The fragility of the agreement becomes even clearer when we consider the reconstruction file — a politically and economically heavy burden. The war left extensive destruction across Iran’s infrastructure, oil facilities, ports, power networks, and industrial zones. Preliminary estimates, based on comparable cases, suggest that reconstruction may exceed 250 to 300 billion dollars over the next decade. But the central question remains: who will pay? Iran lacks the financial capacity. The United States will not fund the reconstruction of its adversary. Gulf states will not invest in a country they no longer trust. China and Europe will not commit funds without political and security guarantees. Thus, reconstruction becomes part of the agreement’s fragility, adding an economic burden no party is willing to shoulder, and rendering any political settlement incomplete unless accompanied by a clear economic framework.

The picture grows even more complicated when we consider Iran’s attempt to link reconstruction to imposing fees on vessels transiting the Strait of Hormuz. Although such a proposal lacks legal grounding under international maritime law, Tehran views it as one of the few available options to finance the post‑war phase in the absence of external support. Yet this approach, if pursued, would deepen Iran’s isolation, place it in direct confrontation with Gulf states and the international community, and transform the strait from a neutral global passage into an instrument of economic coercion. Reconstruction thus becomes not only a financial burden but an additional factor threatening any political agreement, opening the door to a new conflict over freedom of navigation and the legitimacy of controlling one of the world’s most critical maritime corridors.
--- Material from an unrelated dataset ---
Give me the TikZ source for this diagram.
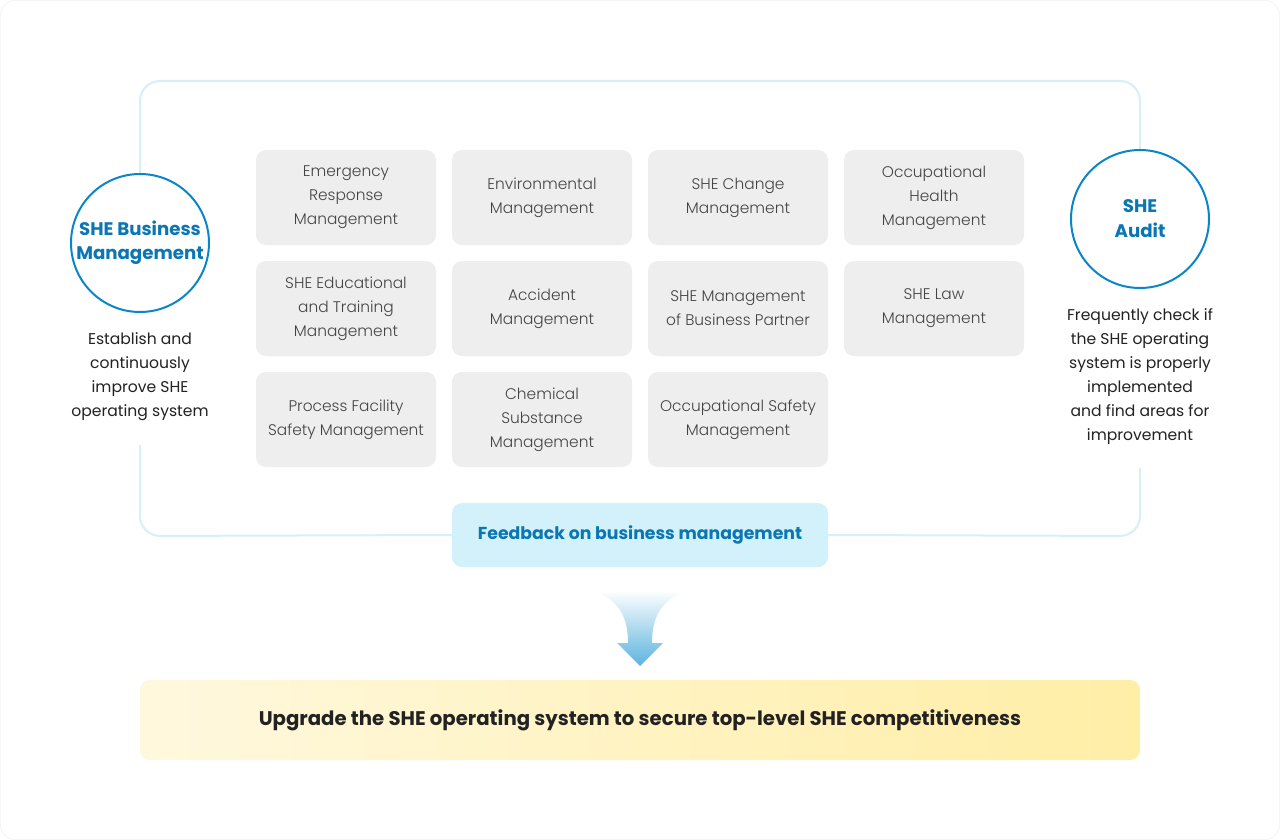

Understanding the fragility of the agreement also requires examining how the war reshaped perceptions of the United States. The conflict did not only change Iran; it altered Washington’s image among its allies and rivals. Europe will ask whether the United States can still be relied upon as a guarantor of stability, or whether it has become a partner that pulls the continent into crises it does not want. China will read the war differently: is Washington a dependable economic partner, or a power capable of disrupting trade and energy routes at moments of tension? The Middle East will reassess its relationship with the United States on the basis of whether it remains a partner for peace or merely a partner for crisis management. These questions will influence alliances, investment flows, and America’s position in the international system.
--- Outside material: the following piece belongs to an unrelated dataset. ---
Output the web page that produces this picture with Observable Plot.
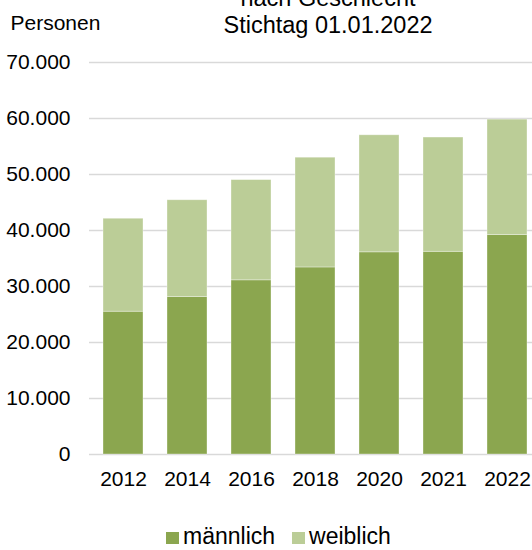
<!DOCTYPE html>
<html>
<head>
<meta charset="utf-8">
<script src="https://cdn.jsdelivr.net/npm/d3@7"></script>
<script src="https://cdn.jsdelivr.net/npm/@observablehq/plot@0.6"></script>
<style>
html, body { margin: 0; padding: 0; background: #fff; }
body { width: 532px; height: 550px; overflow: hidden; position: relative;
       font-family: "Liberation Sans", Arial, sans-serif; color: #000; }
#title { position: absolute; left: 328px; top: -15px; transform: translateX(-50%);
         text-align: center; white-space: nowrap; font-size: 23.5px; line-height: 27px; }
#ylabel { position: absolute; left: 10.5px; top: 12.5px; font-size: 21px; line-height: 20px; white-space: nowrap; }
#chart { position: absolute; left: 0; top: 45px; }
#legend { position: absolute; left: 166px; top: 525px; font-size: 23px; line-height: 23px; white-space: nowrap; }
#legend .item { display: inline-block; margin-right: 17px; }
#legend .sw { display: inline-block; width: 13px; height: 12px; vertical-align: baseline; margin-right: 4px; }
</style>
</head>
<body>
<div id="title"></div>
<div id="ylabel"></div>
<div id="chart"></div>
<div id="legend"></div>
<script>
// ---- data ----
const titleLines = ["nach Geschlecht", "Stichtag 01.01.2022"];
const yAxisTitle = "Personen";
const years = ["2012", "2014", "2016", "2018", "2020", "2021", "2022"];
const maennlich = [25500, 28100, 31100, 33400, 36100, 36200, 39200];
const weiblich = [16600, 17300, 17900, 19600, 20900, 20400, 20600];
const series = ["männlich", "weiblich"];
const seriesColors = ["#8ba64f", "#bbcd97"];
const yTicks = [0, 10000, 20000, 30000, 40000, 50000, 60000, 70000];

// ---- build ----
const values = {"männlich": maennlich, "weiblich": weiblich};
const data = years.flatMap((year, i) => series.map(s => ({year, sex: s, value: values[s][i]})));

const de = d3.formatLocale({decimal: ",", thousands: ".", grouping: [3], currency: ["", " €"]});
const fmt = de.format(",");

document.getElementById("title").innerHTML = titleLines.join("<br>");
document.getElementById("ylabel").textContent = yAxisTitle;

const plot = Plot.plot({
  width: 532,
  height: 450,
  marginTop: 17,
  marginBottom: 41,
  marginLeft: 89,
  marginRight: 0,
  style: {fontFamily: '"Liberation Sans", Arial, sans-serif', fontSize: "21px", color: "#000", background: "transparent", overflow: "visible"},
  x: {type: "band", domain: years, range: [89, 540.5], paddingInner: 0.38, paddingOuter: 0.19, label: null},
  y: {domain: [0, 70000], label: null},
  color: {domain: series, range: seriesColors},
  marks: [
    Plot.ruleY(yTicks, {stroke: "#d9d9d9", strokeWidth: 1.5}),
    Plot.barY(data, {x: "year", y: "value", fill: "sex", stroke: "#ffffff", strokeOpacity: 0.45, strokeWidth: 0.75}),
    Plot.axisY(yTicks, {tickSize: 0, tickPadding: 19, tickFormat: fmt, label: null}),
    Plot.axisX({tickSize: 0, tickPadding: 17, label: null})
  ]
});
document.getElementById("chart").appendChild(plot);

const legend = document.getElementById("legend");
series.forEach((s, i) => {
  const item = document.createElement("span");
  item.className = "item";
  const sw = document.createElement("span");
  sw.className = "sw";
  sw.style.background = seriesColors[i];
  item.appendChild(sw);
  item.appendChild(document.createTextNode(s));
  legend.appendChild(item);
});
</script>
</body>
</html>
Energy markets offer the clearest mirror of this fragility. The war demonstrated that energy security is no longer tied solely to production, but to maritime routes, political stability, and the ability of states to protect their critical infrastructure. Markets experienced sharp volatility during the conflict, driven not only by supply concerns but by fear of disruption. This sensitivity becomes even more evident when recalling earlier regional experiences, such as the prolonged slowdown in production at Qatar’s North Field — the largest gas field in the world — which caused significant disturbances in LNG supplies to Europe and Asia, raised prices, and forced many countries to renegotiate contracts. If a technical issue or a boundary dispute can shake global markets to that extent, then a fragile political agreement in the Gulf after a major war will leave markets in a constant state of tension. Any minor incident in Hormuz or limited escalation in the region could push prices sharply upward, reaffirming that global energy security remains hostage to Gulf stability, and that alternatives — however expanded — have not yet reached the level required to guarantee lasting stability.
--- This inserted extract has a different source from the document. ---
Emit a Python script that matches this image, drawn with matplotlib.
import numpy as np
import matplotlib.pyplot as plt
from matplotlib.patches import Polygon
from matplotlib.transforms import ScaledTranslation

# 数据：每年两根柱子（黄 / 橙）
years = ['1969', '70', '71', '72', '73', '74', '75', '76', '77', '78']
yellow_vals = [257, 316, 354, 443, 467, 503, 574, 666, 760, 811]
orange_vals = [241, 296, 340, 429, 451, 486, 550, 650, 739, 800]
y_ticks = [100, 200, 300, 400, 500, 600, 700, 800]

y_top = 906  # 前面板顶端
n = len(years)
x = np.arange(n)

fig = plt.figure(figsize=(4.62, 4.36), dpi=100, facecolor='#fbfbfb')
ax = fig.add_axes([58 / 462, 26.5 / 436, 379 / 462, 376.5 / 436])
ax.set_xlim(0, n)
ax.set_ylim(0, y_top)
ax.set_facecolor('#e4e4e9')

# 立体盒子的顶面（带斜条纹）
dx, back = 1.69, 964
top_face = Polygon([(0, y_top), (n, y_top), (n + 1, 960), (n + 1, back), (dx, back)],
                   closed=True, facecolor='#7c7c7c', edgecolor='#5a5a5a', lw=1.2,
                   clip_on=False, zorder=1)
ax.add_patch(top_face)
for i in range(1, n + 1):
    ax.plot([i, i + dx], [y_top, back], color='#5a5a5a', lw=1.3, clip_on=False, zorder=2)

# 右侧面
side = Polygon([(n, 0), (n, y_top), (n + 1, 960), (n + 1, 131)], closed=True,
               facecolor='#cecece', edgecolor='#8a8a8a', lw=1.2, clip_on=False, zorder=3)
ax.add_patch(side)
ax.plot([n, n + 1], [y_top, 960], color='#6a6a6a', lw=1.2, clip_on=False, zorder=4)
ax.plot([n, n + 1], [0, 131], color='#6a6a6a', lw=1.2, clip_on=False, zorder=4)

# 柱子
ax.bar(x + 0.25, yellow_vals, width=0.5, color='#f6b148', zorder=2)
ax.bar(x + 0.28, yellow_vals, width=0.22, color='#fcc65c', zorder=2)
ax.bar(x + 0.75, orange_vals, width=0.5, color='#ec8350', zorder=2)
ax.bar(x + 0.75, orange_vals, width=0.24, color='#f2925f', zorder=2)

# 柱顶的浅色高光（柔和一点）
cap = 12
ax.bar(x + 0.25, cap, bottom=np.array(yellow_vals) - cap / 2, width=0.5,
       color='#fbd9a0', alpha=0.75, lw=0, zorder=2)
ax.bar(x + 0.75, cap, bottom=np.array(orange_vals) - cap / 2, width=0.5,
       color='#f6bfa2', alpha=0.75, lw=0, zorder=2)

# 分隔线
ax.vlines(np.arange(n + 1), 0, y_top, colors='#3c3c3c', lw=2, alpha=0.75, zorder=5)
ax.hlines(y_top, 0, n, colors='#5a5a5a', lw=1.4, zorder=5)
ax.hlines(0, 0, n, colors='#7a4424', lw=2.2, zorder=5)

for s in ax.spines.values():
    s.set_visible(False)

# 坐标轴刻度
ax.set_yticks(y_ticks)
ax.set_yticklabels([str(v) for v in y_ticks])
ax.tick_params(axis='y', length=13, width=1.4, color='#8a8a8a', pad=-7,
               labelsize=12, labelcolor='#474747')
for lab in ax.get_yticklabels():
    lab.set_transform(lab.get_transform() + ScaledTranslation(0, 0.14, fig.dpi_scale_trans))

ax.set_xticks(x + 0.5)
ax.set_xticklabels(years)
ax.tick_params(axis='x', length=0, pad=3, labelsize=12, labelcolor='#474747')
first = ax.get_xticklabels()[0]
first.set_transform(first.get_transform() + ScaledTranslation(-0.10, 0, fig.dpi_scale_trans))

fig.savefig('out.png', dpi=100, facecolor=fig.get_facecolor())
In the end, the agreement being discussed today is not a nuclear agreement. It is a post‑war agreement — one that must address regional influence, maritime security, the future of the Strait of Hormuz, missile capabilities, reconstruction, Gulf trust, America’s global image, and the balance of energy markets. This is what makes it fragile: it seeks to conclude a conflict that has not ended, and to build stability on ground that has not yet settled.